Formula 1 title contender Sebastian Vettel fears a "bad surprise" as Ferrari assesses his gearbox for damage following his collision with Lance Stroll after the Malaysian Grand Prix.
The left-rear corner of Vettel's Ferrari suffered heavy damage when he tried to go around the outside of Stroll's Williams, which was moving off line to pick up rubber on his tyres, on the slowing-down lap.
The stewards deemed neither driver was at fault in the incident.
Ferrari has sent Vettel's gearbox back to Maranello for an inspection to find out whether it can be saved.
If it is damaged beyond repair, he faces a five-place grid penalty for a new unit at the coming weekend's Japanese GP, unless Ferrari can convince the FIA that this is a case of force majeure.
"We'll check [the gearbox] but yeah, for sure that could be another bad surprise this weekend," said Vettel.
"I hope not because it was completely unnecessary."
Vettel - who finished fourth having started from the back of the grid - had to get a lift back to the pits from the Sauber of Pascal Wehrlein.
Before climbing onto the side of the car, Vettel removed his steering wheel and took it with him.
That contravened article 22.5 of the sporting regulations, which says: "A driver who abandons a car must leave it in neutral or with the clutch disengaged, with the ERS shut down and with the steering wheel in place."
No action has been taken against Vettel over the matter.
When asked by Autosport why he took the wheel with him, Vettel replied: "It was a sort of reflex.
"I saw Pascal was stopped and I couldn't get the steering wheel back on because the steering column was completely turned.
"Obviously the car was damaged. I put it in the seat, and it was reflex - sometimes they open the track to spectators, so I thought that's the only loose bit.
"Because I couldn't put it on I thought I might as well take it with me just to make sure.
"You don't want to lose a steering wheel. Was it necessary? Probably not."
Vettel chose to ditch the Ferrari start system he has exclusively used since the Spanish GP and revert to the old version for the Malaysian GP weekend.

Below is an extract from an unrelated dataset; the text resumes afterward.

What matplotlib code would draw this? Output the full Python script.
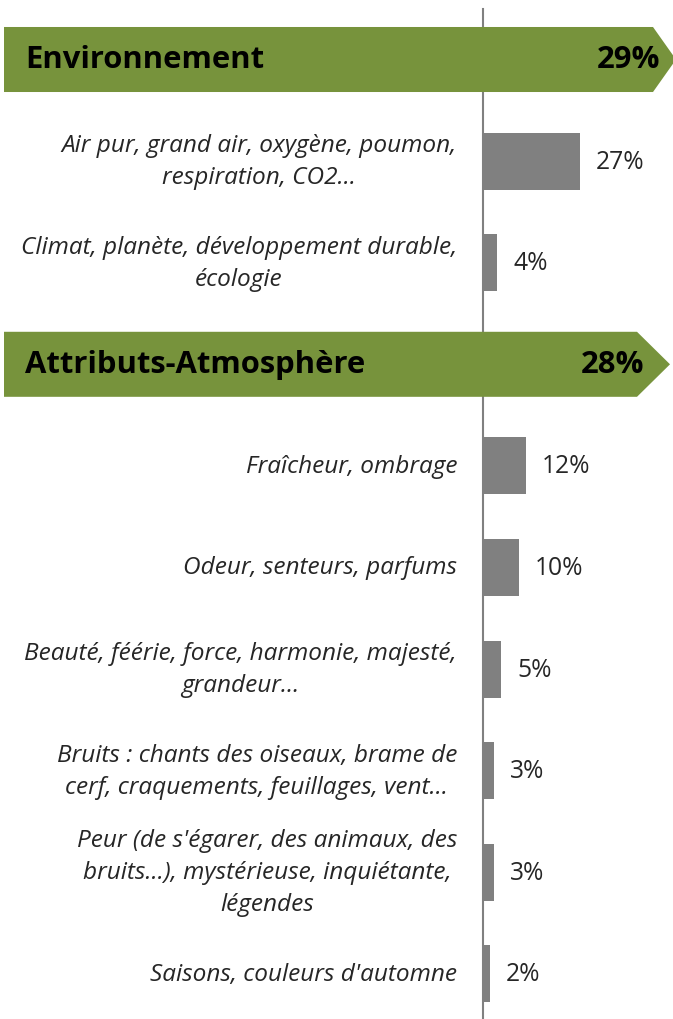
import numpy as np
import matplotlib.pyplot as plt
from matplotlib.patches import Polygon

# Rows, top to bottom. Headers are drawn as green arrow banners.
labels = [
    "Environnement",
    "Air pur, grand air, oxygène, poumon,\nrespiration, CO2...",
    "Climat, planète, développement durable,\nécologie",
    "Attributs-Atmosphère",
    "Fraîcheur, ombrage",
    "Odeur, senteurs, parfums",
    "Beauté, féérie, force, harmonie, majesté,\ngrandeur...",
    "Bruits : chants des oiseaux, brame de\ncerf, craquements, feuillages, vent...",
    "Peur (de s'égarer, des animaux, des\nbruits...), mystérieuse, inquiétante,\nlégendes",
    "Saisons, couleurs d'automne",
]
values = [29, 27, 4, 28, 12, 10, 5, 3, 3, 2]
is_header = [True, False, False, True, False, False, False, False, False, False]

GREEN = "#77933C"
GREY = "#808080"
TXT = "#262626"

W, H = 673, 1020
x0_px = 483.0       # pixel position of the zero line
px_per_pct = 3.6
row0_px = 60.5
row_px = 101.6

fig = plt.figure(figsize=(W / 100, H / 100), dpi=100)
ax = fig.add_axes([0, 0, 1, 1])
ax.set_xlim(-x0_px / px_per_pct, (W - x0_px) / px_per_pct)
ax.set_ylim((H - row0_px) / row_px, -row0_px / row_px)
ax.axis("off")

xmin, xmax = ax.get_xlim()
y = np.arange(len(labels))
pct = px_per_pct  # px per data unit in x
ypx = row_px      # px per data unit in y

# regular bars
for i, (lab, v, hd) in enumerate(zip(labels, values, is_header)):
    if hd:
        continue
    ax.barh(y[i], v, height=0.56, color=GREY, zorder=2)
    ax.text(v + 16 / pct, y[i], f"{v}%", ha="left", va="center",
            fontsize=17.7, color=TXT, family="Open Sans")
    ax.text(-26 / pct, y[i], lab, ha="right", va="center", fontsize=17.6,
            style="italic", color=TXT, family="Open Sans", linespacing=1.45,
            multialignment="center")

# zero line
ax.plot([0, 0], [-51 / ypx, ax.get_ylim()[0]], color=GREY, lw=1.5, zorder=1)

# header banners
tips = {0: (653, 676), 3: (637, 670)}
for i, (lab, v, hd) in enumerate(zip(labels, values, is_header)):
    if not hd:
        continue
    h = 0.32
    left = xmin + 4 / pct
    ps, pt = tips[i]
    ps = xmin + ps / pct
    pt = xmin + pt / pct
    poly = Polygon([[left, y[i] - h], [ps, y[i] - h], [pt, y[i]],
                    [ps, y[i] + h], [left, y[i] + h]],
                   closed=True, facecolor=GREEN, edgecolor="none", zorder=3)
    ax.add_patch(poly)
    ax.text(xmin + 25 / pct, y[i], lab, ha="left", va="center", fontsize=22.3,
            fontweight="bold", color="black", family="Open Sans", zorder=4)
    ax.text(ps + 7 / pct, y[i], f"{v}%", ha="right", va="center", fontsize=22.3,
            fontweight="bold", color="black", family="Open Sans", zorder=4)

fig.savefig("out.png", dpi=100)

But the four-time world champion said there was not much of a difference between the single clutch paddle he has gone back to and the dual finger-hole arrangement he has recently used.
"Obviously we started the season like that [with the single clutch paddle]," he said. "In the end it doesn't make a big difference.
"Generally our starts are OK, not the best, so we're trying to work on them a little bit.
"In Malaysia, it was OK considering the conditions and harder tyres."